Senate, Bush agree on terrorist surveillance

Washington Post:

Senate Democrats and Republicans reached agreement with the Bush administration yesterday on the terms of new legislation to control the federal government's domestic surveillance program, which includes a highly controversial grant of legal immunity to telecommunications companies that have assisted the program, according to congressional sources.

Disclosure of the deal followed a decision by House Democratic leaders to pull a competing version of the measure from the floor because they lacked the votes to prevail over Republican opponents and GOP parliamentary maneuvers.

The collapse marked the first time since Democrats took control of the chamber that a major bill was withdrawn from consideration before a scheduled vote. It was a victory for President Bush, whose aides lobbied heavily against the Democrats' bill, and an embarrassment for House Speaker Nancy Pelosi (D-Calif.), who had pushed for the measure's passage.

The draft Senate bill has the support of the intelligence committee's chairman, John D. Rockefeller IV (D-W.Va.), and Bush's director of national intelligence, Mike McConnell. It will include full immunity for those companies that can demonstrate to a court that they acted pursuant to a legal directive in helping the government with surveillance in the United States.

Such a demonstration, which the bill says could be made in secret, would wipe out a series of pending lawsuits alleging violations of privacy rights by telecommunications companies that provided telephone records, summaries of e-mail traffic and other information to the government after Sept. 11, 2001, without receiving court warrants. Bush had repeatedly threatened to veto any legislation that lacked this provision.

Senate Democrats successfully pressed for a requirement that the Foreign Intelligence Surveillance Court review the government's procedures for deciding who is to be the subject of warrantless surveillance. They also insisted that the legislation be renewed in six years, Democratic congressional officials said. The Bush administration had sought less stringent oversight by the court and wanted the law to be permanent.

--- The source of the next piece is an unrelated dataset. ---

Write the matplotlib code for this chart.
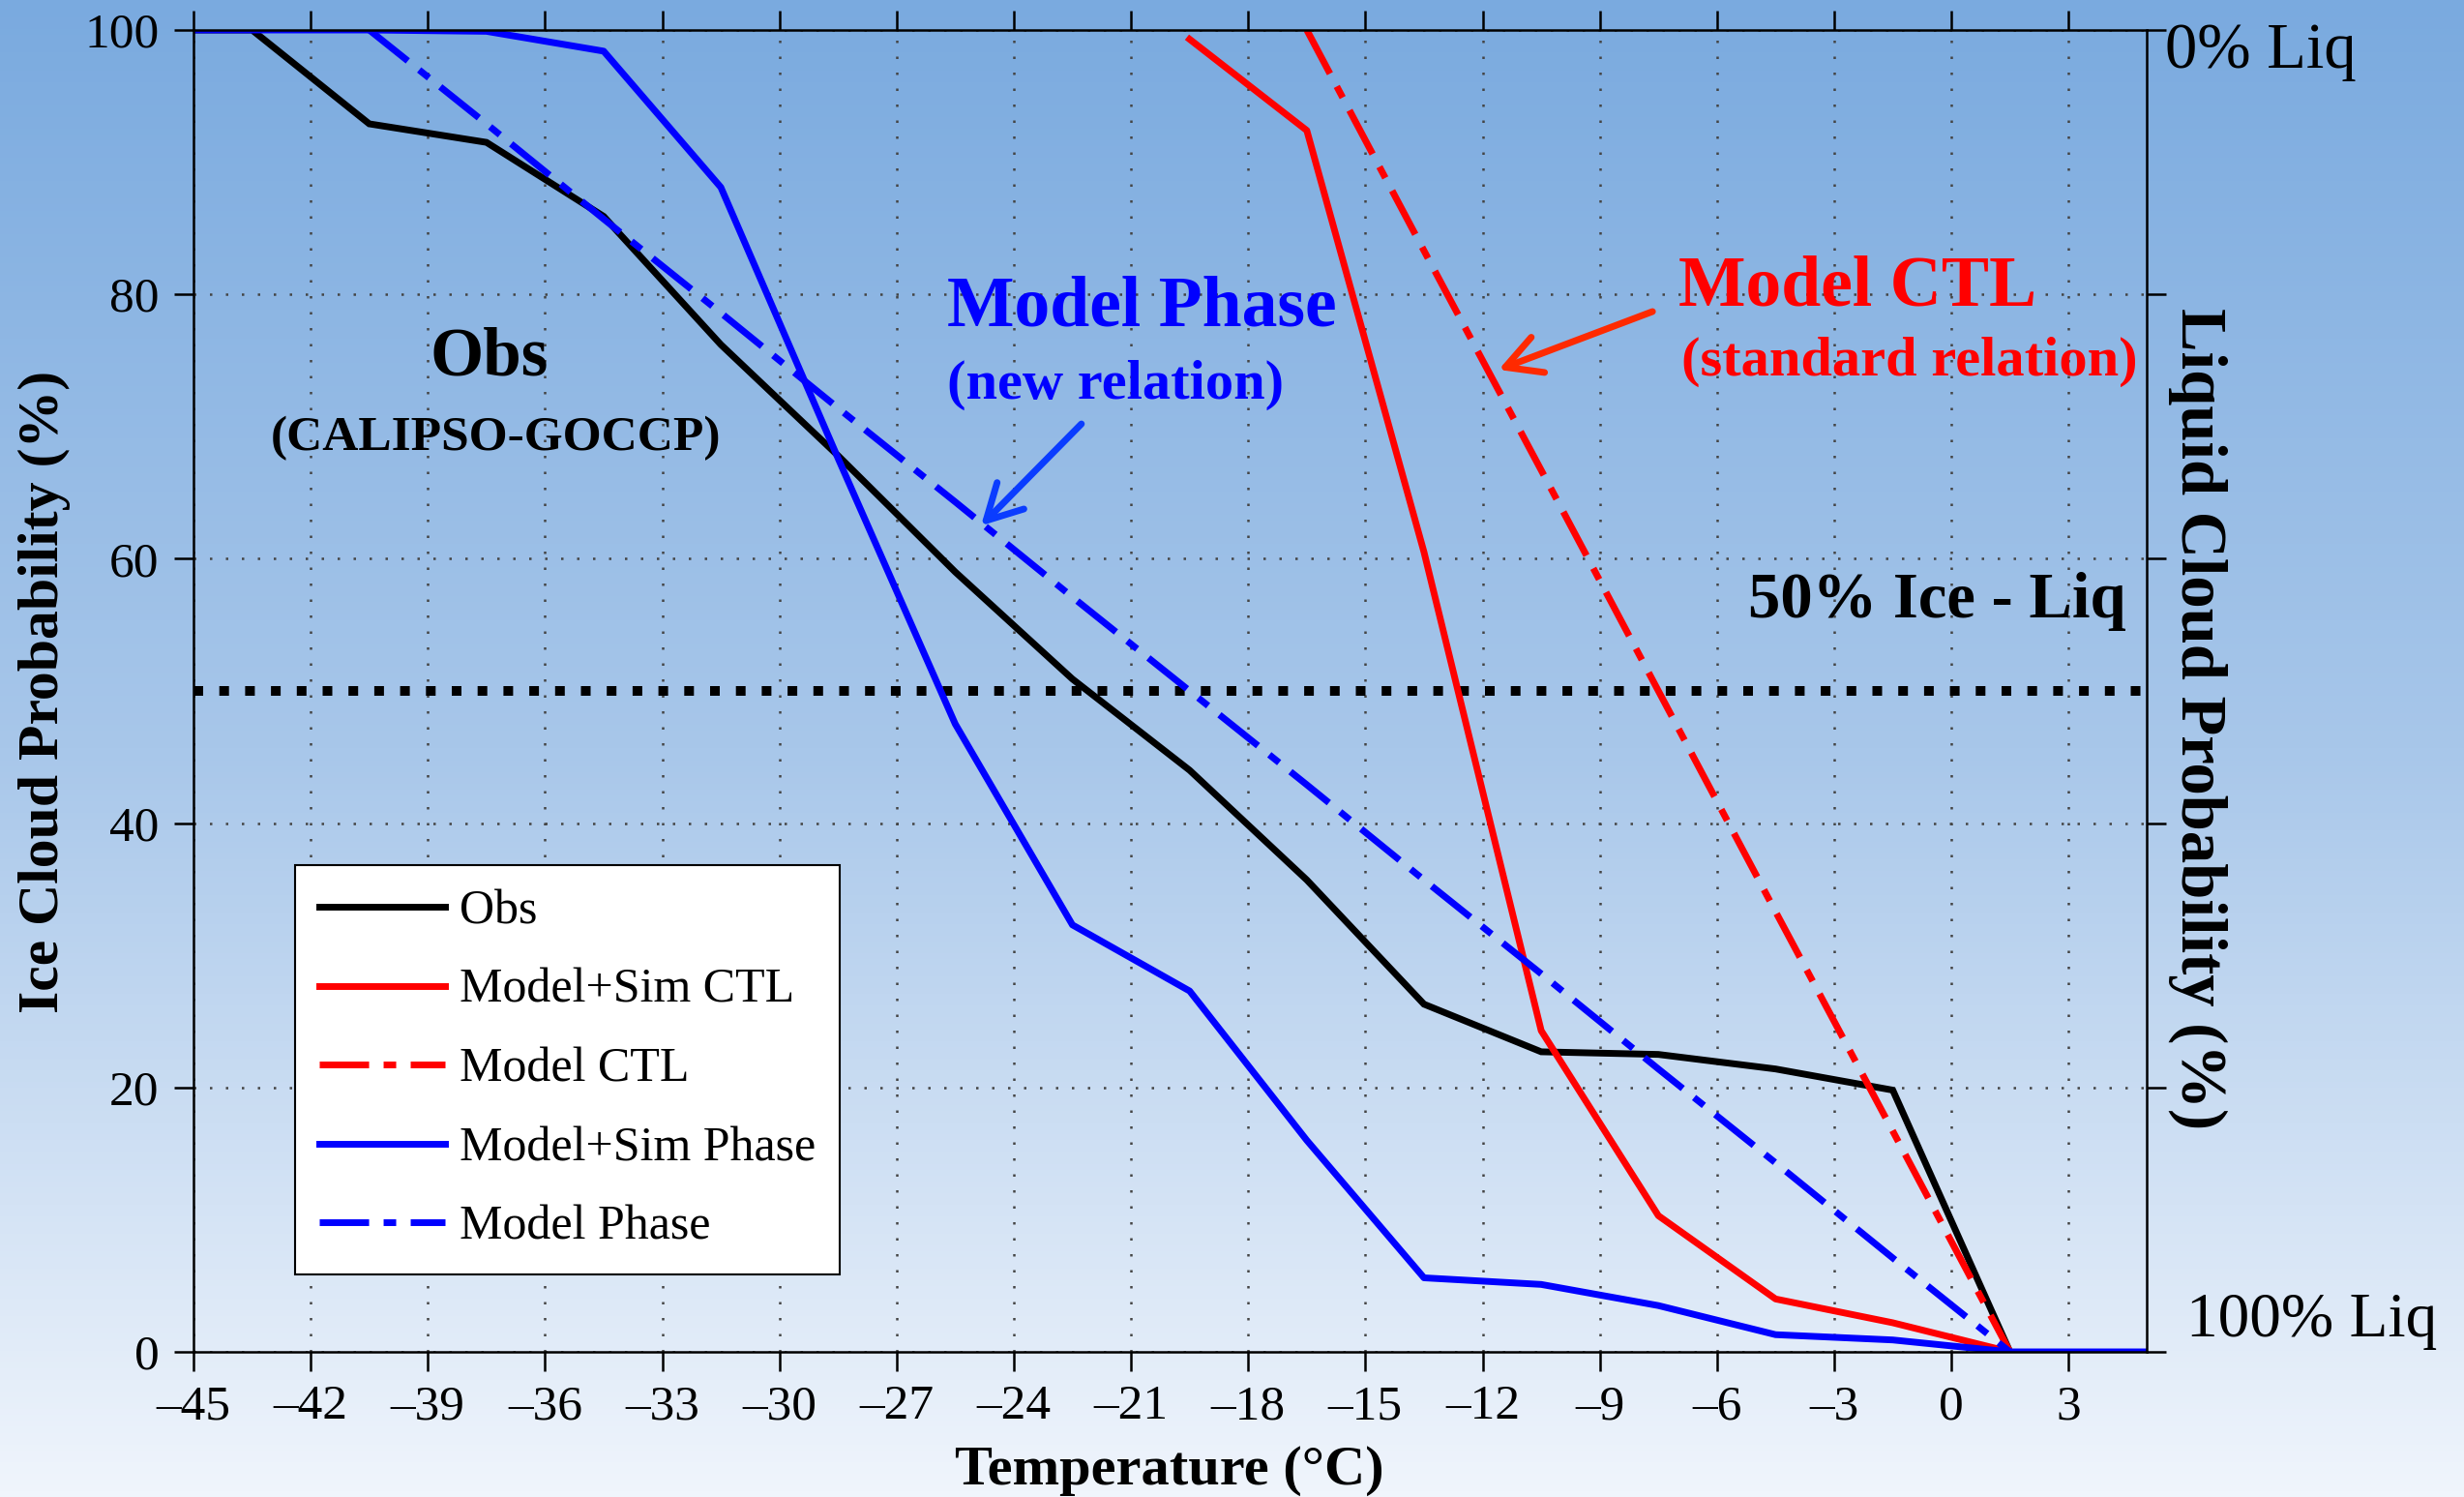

The domestic surveillance issue has been awkward for Democrats since the administration's secret program of warrantless counterterrorism surveillance became public in late 2005....

"Awkward" is liberal media speak for saying the Democrats were on the wrong side politically on the issue and they knew it. They continue to be on the wrong side of the issue in the House and that is why they had to pull their awful bill. The smart thing to do is get rid of FISA. It is very likely unconstitutional even in its new form, because it interferes with the President's inherent power as commander in chief to intercept enemy communications.

The idea that warrants are needed to intercept the enemy's communications with its agents in this country in a time of war is absurd on its face. It is a prescription drawn up by the enemy's useful idiots that instead of protecting Americans puts them at risk because it is likely that the communication will not be intercepted while lawyers are jumping through hoops at the court house while the communication is never intercepted.

The very idea that someone exchanging messages or having a conversation with a representative of al Qaeda is entitled to privacy is so ridiculous that the Democrats has to pull their House bill. They should be embarrassed to even have proposed it. This should be a continuing campaign issue. The voters need to know how goofy the Democrats are on this issue.